---------- Listed records ----------
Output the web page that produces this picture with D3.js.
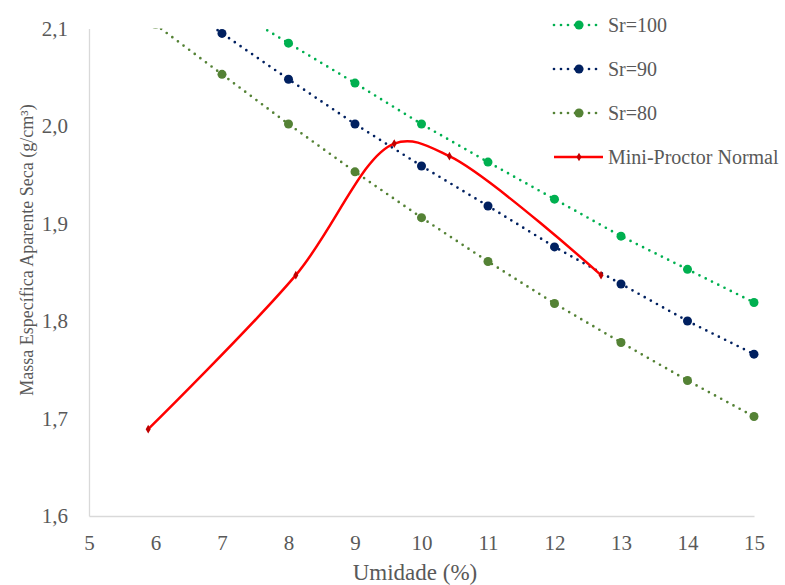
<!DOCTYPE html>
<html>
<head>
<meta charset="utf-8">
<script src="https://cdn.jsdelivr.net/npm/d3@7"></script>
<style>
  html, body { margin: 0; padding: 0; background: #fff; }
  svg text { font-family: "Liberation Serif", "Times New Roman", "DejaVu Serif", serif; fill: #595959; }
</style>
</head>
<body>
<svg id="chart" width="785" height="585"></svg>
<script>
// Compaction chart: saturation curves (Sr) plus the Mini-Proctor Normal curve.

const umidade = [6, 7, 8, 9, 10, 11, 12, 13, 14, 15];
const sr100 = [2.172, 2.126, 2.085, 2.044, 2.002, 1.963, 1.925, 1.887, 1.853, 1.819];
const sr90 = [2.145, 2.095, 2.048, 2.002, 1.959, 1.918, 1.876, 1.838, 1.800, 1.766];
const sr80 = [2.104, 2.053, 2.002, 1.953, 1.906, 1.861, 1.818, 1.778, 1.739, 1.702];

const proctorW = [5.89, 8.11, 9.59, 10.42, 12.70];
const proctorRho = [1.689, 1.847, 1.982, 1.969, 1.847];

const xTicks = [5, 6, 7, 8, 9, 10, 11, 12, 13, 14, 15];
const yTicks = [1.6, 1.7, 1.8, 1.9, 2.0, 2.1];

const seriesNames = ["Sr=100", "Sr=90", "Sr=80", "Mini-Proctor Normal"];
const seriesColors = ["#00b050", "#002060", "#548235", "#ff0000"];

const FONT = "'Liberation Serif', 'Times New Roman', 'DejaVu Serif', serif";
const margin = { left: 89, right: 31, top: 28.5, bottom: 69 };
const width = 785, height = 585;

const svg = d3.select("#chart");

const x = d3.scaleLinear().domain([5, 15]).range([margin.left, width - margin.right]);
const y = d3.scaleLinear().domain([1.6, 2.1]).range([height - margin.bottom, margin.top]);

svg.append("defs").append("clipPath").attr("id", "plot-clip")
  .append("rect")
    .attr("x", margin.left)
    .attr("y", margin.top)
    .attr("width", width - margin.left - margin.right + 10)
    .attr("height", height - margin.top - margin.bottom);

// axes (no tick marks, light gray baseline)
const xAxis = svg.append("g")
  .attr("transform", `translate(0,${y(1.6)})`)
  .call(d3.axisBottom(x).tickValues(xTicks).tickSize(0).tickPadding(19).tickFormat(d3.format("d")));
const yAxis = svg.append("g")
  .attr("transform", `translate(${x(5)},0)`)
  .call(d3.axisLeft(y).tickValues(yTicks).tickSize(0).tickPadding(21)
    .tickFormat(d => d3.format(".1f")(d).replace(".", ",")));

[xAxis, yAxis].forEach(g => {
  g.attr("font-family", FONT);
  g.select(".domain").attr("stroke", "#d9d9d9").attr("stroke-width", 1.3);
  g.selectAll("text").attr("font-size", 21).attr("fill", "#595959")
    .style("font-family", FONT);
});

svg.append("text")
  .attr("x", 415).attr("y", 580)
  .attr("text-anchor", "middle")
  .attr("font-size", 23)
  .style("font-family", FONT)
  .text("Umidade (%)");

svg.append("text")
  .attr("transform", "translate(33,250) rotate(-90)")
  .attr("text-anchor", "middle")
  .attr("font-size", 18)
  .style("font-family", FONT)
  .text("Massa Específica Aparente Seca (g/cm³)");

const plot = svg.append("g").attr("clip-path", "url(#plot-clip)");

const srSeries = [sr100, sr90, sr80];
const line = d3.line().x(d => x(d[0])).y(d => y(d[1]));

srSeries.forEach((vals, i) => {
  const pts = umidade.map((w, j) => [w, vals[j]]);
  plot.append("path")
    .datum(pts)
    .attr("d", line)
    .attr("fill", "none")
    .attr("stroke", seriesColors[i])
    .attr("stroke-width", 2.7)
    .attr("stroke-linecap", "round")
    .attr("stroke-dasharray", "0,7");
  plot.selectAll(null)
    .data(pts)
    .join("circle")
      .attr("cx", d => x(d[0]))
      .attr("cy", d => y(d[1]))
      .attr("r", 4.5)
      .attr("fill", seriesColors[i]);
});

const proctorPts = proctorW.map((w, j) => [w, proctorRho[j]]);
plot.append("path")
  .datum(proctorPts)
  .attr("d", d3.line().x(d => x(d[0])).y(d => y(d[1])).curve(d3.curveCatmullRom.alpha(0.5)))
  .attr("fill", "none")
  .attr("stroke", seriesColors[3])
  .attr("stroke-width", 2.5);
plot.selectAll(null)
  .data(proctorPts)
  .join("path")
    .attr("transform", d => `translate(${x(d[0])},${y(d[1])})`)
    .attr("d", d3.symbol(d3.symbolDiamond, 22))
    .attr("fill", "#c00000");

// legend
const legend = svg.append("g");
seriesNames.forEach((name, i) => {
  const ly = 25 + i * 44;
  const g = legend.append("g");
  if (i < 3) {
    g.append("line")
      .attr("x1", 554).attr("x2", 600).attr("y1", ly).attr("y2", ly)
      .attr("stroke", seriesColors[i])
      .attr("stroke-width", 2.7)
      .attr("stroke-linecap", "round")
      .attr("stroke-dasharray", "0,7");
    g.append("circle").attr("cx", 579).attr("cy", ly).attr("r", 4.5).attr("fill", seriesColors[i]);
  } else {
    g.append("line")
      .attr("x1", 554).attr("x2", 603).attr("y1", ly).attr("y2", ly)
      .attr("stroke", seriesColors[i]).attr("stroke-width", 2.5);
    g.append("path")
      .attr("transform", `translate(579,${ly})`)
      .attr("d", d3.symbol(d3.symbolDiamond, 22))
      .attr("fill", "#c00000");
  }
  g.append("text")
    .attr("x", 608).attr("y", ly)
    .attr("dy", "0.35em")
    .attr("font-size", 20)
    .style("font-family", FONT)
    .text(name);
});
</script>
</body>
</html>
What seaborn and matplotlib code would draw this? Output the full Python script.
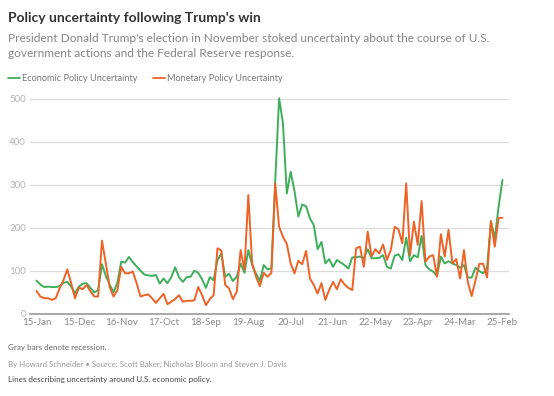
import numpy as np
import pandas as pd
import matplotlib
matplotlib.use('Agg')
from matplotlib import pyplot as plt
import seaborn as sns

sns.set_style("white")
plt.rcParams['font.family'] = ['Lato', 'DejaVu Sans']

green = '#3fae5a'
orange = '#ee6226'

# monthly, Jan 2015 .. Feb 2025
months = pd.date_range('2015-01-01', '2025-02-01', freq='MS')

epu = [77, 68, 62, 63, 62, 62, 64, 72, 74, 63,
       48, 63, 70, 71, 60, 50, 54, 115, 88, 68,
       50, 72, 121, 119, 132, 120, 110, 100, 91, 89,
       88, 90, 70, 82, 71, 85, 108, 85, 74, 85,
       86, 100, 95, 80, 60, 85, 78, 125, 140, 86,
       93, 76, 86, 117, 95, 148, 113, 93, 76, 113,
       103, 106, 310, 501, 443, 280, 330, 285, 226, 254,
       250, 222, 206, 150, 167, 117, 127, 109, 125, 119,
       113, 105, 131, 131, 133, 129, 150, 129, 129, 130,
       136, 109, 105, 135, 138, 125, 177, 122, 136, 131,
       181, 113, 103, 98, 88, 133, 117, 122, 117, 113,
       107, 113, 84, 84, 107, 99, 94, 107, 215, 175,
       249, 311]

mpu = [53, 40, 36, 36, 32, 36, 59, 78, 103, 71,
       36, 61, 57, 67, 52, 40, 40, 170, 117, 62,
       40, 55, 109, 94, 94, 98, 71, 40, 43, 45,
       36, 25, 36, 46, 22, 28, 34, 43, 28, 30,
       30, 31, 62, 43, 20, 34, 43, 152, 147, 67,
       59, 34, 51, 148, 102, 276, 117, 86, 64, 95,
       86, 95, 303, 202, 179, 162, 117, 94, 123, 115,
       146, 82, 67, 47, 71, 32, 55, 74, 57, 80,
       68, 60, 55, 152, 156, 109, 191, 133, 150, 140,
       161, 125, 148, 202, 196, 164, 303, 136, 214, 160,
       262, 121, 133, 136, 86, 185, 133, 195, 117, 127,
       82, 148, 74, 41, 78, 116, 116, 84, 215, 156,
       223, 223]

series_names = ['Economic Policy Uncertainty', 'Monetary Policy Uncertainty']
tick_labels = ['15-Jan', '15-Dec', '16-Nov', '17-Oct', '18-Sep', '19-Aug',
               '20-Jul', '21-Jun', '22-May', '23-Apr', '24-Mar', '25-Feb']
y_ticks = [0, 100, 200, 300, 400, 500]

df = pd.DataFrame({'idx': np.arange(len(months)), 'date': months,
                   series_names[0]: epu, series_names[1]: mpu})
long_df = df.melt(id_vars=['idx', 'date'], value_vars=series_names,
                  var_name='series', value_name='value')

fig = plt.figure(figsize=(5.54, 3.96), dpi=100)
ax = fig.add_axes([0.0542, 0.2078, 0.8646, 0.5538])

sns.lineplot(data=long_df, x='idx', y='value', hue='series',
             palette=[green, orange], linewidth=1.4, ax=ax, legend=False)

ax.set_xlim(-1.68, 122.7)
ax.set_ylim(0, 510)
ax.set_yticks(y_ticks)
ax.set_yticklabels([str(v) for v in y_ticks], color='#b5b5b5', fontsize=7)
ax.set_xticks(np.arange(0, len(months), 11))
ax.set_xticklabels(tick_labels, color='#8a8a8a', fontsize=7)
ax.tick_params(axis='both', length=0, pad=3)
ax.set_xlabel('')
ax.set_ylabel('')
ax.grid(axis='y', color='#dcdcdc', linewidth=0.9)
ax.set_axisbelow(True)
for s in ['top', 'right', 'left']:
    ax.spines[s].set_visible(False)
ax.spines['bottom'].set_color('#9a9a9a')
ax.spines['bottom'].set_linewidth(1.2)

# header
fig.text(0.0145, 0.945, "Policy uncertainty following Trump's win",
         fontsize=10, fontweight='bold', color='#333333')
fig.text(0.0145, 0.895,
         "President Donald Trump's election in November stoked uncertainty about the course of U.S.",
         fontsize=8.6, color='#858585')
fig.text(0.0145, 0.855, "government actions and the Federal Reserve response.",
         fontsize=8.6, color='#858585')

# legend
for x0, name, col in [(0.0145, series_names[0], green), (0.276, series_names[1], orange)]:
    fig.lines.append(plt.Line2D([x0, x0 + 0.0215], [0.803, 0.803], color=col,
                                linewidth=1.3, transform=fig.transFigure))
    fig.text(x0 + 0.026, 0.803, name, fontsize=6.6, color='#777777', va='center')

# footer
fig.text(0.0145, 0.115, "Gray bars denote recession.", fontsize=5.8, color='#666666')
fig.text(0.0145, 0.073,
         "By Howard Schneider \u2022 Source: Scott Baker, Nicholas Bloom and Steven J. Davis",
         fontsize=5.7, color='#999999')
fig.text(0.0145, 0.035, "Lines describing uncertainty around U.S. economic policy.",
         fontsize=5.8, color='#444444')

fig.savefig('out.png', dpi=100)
----------
* _What needs to be done_: Restate word for word every line from the top of the entries above to the line with "Mini-Proctor Normal curve.", inclusive, and skip any pictures.

* _Correct output_:
Output the web page that produces this picture with D3.js.
<!DOCTYPE html>
<html>
<head>
<meta charset="utf-8">
<script src="https://cdn.jsdelivr.net/npm/d3@7"></script>
<style>
  html, body { margin: 0; padding: 0; background: #fff; }
  svg text { font-family: "Liberation Serif", "Times New Roman", "DejaVu Serif", serif; fill: #595959; }
</style>
</head>
<body>
<svg id="chart" width="785" height="585"></svg>
<script>
// Compaction chart: saturation curves (Sr) plus the Mini-Proctor Normal curve.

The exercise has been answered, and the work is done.